Last month, over a thousand Finnish musicians joined their Icelandic counterparts in this call, saying Finland should abstain from participating in the contest if Israel is not excluded.

However, despite all this, neither Iceland nor Finland intends to withdraw from the competition, nor does the EBU have any plans to disqualify Israel.

As it is announced that Israel will indeed participate in this year's contest in Malmo, Sweden, scheduled for May, people from across the world are calling on the international community through social media to boycott the contest.

Israel’s 20-year-old representative singer Eden Golan, on the other hand, has been asked to change her lyrics at the request of the EBU due to its political content.

Was it always about 'joy and optimism'?

“We owe nothing to those nations that exercise excessive force through military power and should not share the stage with them in events that are typically characterised by joy and optimism,” says FTT in its statement.

However, Eurovision has often strayed from its avowed path of using music as a unifier.

As the event's history is full of controversies, one could never predict which way the wind will blow.

When Russia was prohibited from participating in Eurovision after it launched its offensive in Ukraine in February 2022, the EBU stated that including a Russian entry in that year's contest "would bring the competition into disrepute".

A year later, in 2023, the same EBU cited strict rules to turn down Ukrainian leader Zelenskyy’s request to speak during the ceremony via video, asserting that the contest is "non-political".

While Georgia faced disqualification from the 2009 Moscow contest due to the perceived political undertones in their disco-funk entry "We Don't Wanna Put In", Ukraine secured victory in 2016 with a song referencing Joseph Stalin's mass deportation of Crimean Tatars in 1944.

Despite its historical and political subject, the union did not deem the song political.

During the hosting of the 2019 Eurovision finals in Israel, demonstrators gathered in Tel Aviv to protest against "artwashing apartheid".

They were joined by over 150,000 people worldwide who had signed a petition initiated by the Boycott, Divestment, Sanctions (BDS) movement, calling for a boycott of the 2019 contest.

After the finals in Tel Aviv, Iceland was fined just because its official band displayed scarves with Palestinian flags.

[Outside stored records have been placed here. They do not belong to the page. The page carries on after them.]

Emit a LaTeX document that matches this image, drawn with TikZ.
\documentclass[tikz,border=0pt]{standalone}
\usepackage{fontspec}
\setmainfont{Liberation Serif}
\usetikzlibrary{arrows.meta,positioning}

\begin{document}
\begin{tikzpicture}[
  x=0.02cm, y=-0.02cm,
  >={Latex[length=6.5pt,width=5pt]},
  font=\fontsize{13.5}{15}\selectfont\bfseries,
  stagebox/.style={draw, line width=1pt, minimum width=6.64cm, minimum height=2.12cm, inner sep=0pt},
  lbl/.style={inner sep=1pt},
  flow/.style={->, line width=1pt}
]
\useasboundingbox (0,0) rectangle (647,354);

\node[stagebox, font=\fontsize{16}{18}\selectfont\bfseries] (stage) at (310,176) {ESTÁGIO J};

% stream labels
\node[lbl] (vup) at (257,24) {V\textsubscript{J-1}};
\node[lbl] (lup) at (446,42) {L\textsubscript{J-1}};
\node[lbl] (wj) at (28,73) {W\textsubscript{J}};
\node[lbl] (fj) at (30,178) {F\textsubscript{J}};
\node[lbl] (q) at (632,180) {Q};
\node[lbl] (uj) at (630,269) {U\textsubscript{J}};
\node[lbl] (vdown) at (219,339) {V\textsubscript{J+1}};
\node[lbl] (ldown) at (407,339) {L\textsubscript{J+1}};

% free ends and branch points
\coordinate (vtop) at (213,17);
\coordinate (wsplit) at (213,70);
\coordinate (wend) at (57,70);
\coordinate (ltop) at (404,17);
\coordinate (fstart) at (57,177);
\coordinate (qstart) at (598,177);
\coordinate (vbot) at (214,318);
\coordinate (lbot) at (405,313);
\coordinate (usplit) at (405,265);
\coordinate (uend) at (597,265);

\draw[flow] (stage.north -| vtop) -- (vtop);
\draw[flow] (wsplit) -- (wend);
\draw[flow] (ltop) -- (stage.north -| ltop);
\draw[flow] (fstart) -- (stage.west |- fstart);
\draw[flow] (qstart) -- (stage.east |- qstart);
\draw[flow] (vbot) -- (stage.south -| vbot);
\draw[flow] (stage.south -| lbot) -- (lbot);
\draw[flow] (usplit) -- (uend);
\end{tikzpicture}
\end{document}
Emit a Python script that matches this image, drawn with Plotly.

For years, critics have pointed out that the event selectively punishes only those it deems political while letting others get away solely because of their alignment with the Big Five.

The Big Five

Türkiye opted out of the competition in 2013, citing grievances against the voting system and calling for the automatic qualification of the "Big Five" –UK, France, Germany, Spain, and Italy – for the finals. Ankara said the EBU favoured these nations due to their higher financial contributions to the union.

In its official statement, Türkiye highlighted its success in the 2000s when Eurovision voting was predominantly based on audience participation. However, changes implemented in 2011, which reduced the weight of audience votes to 50 percent and introduced jury votes, were seen as biased in favour of the Big Five.

In an interview last year, the Executive Supervisor of the Eurovision Song Contest, Martin Österdahl, admitted that it's unfair for the Big Five countries to automatically qualify for the Eurovision grand final. However, he added that he didn’t foresee any changes to this system.

Over the years, Eurovision has been at the forefront of artwashing – that is, using art and cultural events to deflect attention from political or societal issues, often to re-brand the image of organisations or states involved.

Despite Eurovision's attempts to artwash various political matters over the years, it appears unsuccessful in diverting its audience from politics, even after decades of efforts.

Regarding Israel's participation, Noel Curran, the Director-General of the EBU, recently stressed that it wasn't their role “to make comparisons between wars”.

In a blatant show of double standards, he claimed that KAN (the Israeli Public Broadcasting Corporation) was autonomous from the Israeli government, while the Russian broadcaster was aligned with the state.

As Curran highlighted the EBU's alignment with other international bodies, like sports federations, in maintaining Israel's participation in their competitions, it raises the million-dollar question once again: Was Eurovision ever solely about music?